» The exercise: Find the string "would" in the entries and copy each line that has it.

» Supplied data:

• • • • • • •

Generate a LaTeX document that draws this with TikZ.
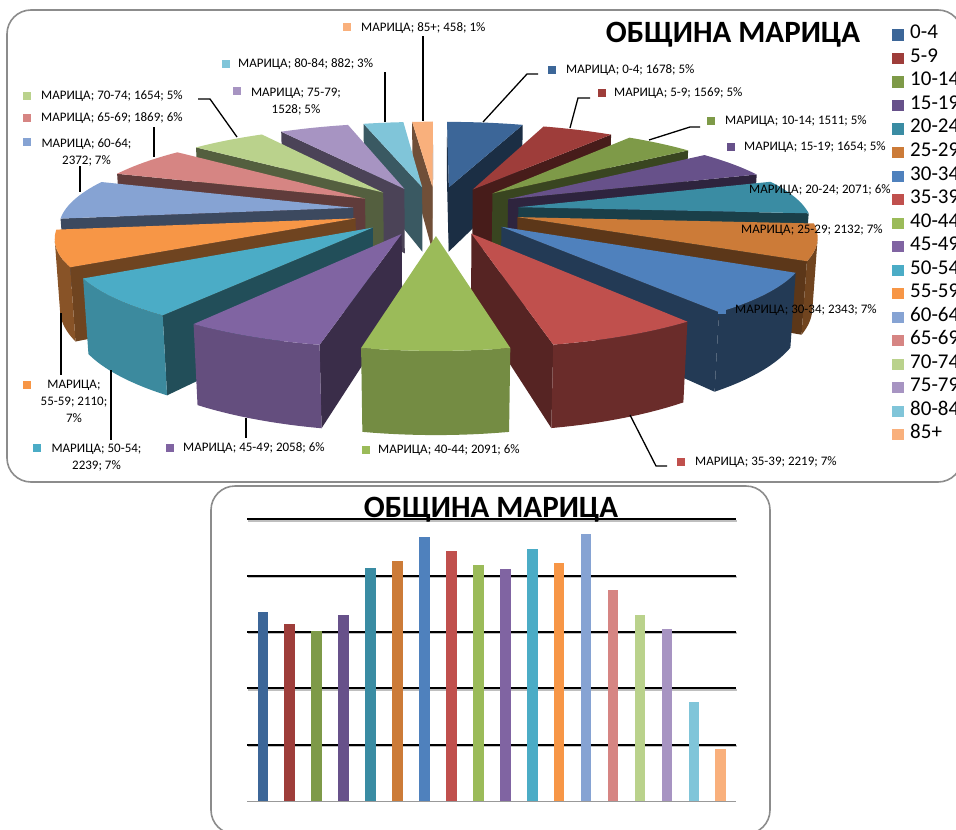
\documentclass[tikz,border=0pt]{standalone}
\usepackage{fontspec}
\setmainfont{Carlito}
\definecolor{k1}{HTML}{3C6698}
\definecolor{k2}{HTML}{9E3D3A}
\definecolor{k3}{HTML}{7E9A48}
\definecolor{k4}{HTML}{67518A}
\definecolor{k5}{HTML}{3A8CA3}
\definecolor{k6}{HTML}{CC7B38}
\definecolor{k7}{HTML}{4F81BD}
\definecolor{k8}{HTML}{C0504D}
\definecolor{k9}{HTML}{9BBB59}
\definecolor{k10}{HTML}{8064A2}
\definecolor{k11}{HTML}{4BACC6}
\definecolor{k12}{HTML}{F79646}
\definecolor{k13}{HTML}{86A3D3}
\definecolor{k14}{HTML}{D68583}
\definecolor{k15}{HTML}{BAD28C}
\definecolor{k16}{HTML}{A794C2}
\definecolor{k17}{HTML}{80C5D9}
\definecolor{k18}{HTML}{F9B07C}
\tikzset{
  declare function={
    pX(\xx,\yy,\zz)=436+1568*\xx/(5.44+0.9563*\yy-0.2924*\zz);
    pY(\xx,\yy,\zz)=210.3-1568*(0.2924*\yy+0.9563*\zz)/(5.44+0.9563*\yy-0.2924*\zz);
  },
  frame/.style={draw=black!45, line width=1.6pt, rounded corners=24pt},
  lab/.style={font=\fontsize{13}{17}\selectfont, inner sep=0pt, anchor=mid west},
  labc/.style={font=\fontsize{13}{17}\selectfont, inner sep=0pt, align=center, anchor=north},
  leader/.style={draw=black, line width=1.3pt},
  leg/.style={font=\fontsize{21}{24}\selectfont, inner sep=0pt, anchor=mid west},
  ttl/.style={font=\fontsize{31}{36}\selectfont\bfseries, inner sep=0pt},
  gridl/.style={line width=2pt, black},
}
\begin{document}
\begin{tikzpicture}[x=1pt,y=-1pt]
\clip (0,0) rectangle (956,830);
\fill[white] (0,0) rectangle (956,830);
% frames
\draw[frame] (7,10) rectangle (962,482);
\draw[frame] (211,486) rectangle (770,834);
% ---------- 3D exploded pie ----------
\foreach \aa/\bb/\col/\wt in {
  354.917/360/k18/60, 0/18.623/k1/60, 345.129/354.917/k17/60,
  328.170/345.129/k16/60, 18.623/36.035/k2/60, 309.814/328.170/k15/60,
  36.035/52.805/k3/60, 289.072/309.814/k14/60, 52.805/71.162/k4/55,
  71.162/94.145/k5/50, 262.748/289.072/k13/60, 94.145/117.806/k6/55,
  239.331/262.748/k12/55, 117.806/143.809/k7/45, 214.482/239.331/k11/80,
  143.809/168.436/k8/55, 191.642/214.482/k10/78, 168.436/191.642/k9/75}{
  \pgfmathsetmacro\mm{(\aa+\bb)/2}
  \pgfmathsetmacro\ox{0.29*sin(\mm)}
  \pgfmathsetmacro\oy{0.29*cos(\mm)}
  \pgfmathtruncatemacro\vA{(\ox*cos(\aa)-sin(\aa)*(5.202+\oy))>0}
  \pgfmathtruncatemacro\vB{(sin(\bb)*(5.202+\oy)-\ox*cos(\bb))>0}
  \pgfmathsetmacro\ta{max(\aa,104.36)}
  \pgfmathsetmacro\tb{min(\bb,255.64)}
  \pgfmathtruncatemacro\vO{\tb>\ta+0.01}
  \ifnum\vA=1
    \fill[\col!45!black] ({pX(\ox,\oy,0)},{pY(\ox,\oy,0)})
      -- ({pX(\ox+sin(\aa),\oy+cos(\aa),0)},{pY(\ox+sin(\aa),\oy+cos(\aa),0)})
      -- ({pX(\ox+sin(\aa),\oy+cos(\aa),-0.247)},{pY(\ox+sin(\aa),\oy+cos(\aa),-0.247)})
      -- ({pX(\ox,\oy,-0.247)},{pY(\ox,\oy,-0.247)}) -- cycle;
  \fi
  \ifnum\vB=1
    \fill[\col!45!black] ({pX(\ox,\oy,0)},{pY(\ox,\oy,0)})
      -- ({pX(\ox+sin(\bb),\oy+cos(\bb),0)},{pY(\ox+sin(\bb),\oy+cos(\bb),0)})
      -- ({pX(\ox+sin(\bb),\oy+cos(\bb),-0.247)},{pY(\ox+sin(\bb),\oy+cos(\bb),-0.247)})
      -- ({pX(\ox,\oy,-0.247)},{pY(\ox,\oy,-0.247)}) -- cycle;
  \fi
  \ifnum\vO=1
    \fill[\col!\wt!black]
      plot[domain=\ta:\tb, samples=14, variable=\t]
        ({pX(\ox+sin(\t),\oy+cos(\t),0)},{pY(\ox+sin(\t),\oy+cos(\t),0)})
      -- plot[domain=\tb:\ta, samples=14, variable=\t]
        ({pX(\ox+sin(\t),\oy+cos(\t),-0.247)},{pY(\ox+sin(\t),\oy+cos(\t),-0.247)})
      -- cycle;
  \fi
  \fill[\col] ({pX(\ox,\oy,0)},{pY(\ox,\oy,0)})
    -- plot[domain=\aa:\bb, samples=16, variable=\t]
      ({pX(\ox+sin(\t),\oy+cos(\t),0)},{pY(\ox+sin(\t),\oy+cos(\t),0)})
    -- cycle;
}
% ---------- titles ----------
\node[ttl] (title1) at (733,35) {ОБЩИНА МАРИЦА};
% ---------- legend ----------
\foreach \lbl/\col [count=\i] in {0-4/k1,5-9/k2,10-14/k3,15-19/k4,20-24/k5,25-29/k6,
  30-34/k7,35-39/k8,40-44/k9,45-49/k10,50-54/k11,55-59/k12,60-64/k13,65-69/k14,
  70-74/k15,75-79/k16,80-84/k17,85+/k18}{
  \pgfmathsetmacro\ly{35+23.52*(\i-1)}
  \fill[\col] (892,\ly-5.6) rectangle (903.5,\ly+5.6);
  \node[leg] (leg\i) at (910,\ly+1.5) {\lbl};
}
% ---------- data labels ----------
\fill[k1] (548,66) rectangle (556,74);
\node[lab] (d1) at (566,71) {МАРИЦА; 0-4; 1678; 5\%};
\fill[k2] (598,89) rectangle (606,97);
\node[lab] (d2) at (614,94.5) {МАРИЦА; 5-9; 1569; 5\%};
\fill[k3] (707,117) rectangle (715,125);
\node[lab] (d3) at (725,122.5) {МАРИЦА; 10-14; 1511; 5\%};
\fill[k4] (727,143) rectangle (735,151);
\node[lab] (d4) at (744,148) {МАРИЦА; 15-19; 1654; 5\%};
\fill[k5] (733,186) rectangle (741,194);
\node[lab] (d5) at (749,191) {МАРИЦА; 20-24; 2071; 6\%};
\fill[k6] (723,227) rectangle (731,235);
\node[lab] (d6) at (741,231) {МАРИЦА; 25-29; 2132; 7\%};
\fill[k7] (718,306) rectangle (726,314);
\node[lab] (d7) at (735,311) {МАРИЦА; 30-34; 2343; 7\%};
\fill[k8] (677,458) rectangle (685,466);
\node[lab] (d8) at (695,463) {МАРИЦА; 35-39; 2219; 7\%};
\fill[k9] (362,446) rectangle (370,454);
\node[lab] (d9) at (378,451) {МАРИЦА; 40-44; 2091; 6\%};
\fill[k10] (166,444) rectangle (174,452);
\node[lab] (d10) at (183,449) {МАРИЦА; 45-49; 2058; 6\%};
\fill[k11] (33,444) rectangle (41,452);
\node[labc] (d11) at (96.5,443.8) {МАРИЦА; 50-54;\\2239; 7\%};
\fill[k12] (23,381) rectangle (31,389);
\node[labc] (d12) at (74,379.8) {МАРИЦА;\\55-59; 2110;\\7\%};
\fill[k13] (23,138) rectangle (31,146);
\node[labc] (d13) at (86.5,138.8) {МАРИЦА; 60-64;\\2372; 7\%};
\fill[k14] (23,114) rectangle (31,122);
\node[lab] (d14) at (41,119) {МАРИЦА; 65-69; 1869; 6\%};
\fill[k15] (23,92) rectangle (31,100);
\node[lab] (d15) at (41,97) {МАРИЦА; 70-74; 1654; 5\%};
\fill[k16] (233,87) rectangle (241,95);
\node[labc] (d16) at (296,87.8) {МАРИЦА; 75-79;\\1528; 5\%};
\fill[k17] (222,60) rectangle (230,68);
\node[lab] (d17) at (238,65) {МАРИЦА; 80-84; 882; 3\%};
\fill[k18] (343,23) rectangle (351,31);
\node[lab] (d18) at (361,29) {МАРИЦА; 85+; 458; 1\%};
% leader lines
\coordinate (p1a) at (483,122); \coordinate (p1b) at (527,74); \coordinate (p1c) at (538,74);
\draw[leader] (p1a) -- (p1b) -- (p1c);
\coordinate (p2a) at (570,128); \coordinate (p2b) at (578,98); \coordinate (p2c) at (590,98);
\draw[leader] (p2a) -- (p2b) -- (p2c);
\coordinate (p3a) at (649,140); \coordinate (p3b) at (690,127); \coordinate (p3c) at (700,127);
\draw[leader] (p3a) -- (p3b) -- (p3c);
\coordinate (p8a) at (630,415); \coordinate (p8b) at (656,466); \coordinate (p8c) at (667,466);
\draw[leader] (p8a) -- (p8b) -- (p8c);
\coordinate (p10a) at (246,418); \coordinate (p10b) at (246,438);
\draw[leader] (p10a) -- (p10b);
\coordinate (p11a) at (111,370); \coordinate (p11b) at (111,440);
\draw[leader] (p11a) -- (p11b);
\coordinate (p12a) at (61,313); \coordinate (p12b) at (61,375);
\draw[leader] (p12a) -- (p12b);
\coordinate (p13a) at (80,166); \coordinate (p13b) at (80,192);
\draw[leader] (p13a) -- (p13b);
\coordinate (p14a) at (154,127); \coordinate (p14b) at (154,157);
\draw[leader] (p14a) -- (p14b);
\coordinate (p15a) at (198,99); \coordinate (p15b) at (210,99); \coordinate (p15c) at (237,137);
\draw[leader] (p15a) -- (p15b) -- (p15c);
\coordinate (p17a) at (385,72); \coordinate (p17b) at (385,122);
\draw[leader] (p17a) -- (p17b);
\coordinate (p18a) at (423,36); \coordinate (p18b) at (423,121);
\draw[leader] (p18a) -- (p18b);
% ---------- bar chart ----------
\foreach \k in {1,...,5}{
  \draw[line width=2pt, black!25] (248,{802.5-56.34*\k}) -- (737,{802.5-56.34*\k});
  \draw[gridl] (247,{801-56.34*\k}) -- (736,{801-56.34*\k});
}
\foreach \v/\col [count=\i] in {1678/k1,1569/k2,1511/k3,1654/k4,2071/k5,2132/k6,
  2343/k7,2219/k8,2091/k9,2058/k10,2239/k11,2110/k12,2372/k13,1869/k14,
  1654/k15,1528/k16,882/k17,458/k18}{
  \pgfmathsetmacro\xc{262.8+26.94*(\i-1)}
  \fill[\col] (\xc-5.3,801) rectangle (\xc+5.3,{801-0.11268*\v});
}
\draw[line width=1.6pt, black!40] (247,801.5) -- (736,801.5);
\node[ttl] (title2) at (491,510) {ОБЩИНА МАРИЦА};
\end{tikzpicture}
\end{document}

• • • • • • •

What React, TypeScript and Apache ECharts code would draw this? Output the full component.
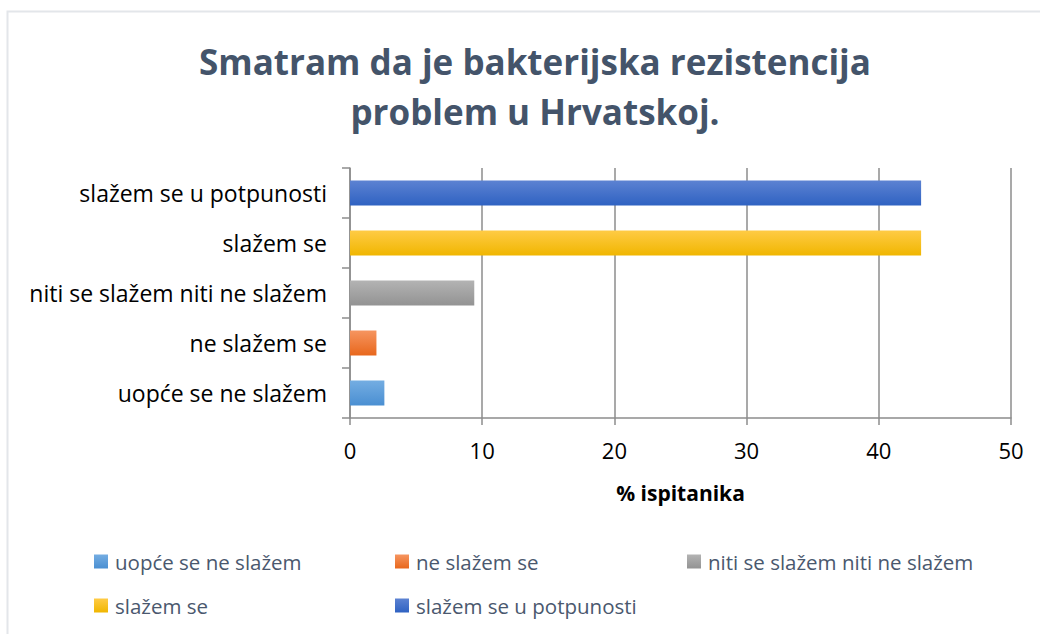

• • • • • • •

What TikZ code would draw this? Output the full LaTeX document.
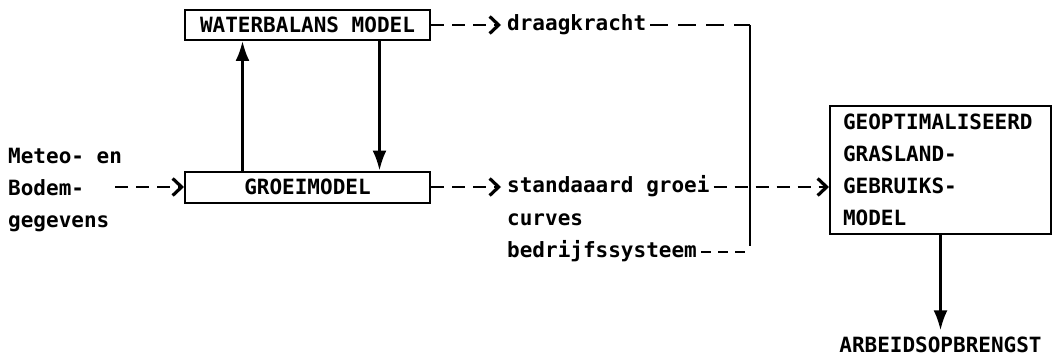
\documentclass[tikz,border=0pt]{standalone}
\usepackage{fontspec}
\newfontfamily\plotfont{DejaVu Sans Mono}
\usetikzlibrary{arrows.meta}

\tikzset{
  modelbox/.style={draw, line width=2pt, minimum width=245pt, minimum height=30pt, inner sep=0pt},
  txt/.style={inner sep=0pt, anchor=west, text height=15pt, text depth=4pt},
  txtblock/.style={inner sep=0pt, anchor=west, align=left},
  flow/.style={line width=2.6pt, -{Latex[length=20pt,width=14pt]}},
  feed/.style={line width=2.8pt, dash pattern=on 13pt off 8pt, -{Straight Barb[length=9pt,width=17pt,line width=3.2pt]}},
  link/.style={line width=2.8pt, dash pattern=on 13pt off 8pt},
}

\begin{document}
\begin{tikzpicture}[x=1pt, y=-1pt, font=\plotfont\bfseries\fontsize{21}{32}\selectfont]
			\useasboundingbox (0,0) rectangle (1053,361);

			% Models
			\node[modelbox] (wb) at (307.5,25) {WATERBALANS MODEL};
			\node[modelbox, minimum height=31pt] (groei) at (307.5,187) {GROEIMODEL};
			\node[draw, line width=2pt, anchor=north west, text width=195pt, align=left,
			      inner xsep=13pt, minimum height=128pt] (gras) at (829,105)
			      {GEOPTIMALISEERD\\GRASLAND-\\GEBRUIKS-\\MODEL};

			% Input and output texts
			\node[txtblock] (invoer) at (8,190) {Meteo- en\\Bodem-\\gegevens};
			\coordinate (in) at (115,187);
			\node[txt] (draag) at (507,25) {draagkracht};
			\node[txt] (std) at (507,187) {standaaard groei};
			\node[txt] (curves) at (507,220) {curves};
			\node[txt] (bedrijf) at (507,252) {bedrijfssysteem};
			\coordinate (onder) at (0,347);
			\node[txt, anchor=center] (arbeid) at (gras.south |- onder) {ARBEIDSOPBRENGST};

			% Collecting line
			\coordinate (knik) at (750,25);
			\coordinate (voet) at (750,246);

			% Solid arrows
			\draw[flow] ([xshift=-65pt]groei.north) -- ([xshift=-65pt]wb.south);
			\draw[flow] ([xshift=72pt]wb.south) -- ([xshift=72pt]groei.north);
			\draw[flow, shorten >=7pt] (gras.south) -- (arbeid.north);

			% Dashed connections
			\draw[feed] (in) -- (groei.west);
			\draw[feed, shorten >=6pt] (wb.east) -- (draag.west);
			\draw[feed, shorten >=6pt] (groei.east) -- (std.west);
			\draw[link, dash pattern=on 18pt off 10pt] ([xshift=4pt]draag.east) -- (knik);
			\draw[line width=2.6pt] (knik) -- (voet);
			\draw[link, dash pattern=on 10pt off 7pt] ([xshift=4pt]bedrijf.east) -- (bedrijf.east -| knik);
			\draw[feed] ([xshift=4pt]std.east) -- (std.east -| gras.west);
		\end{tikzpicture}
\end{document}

• • • • • • •

» Full output:
What React, TypeScript and Apache ECharts code would draw this? Output the full component.
What TikZ code would draw this? Output the full LaTeX document.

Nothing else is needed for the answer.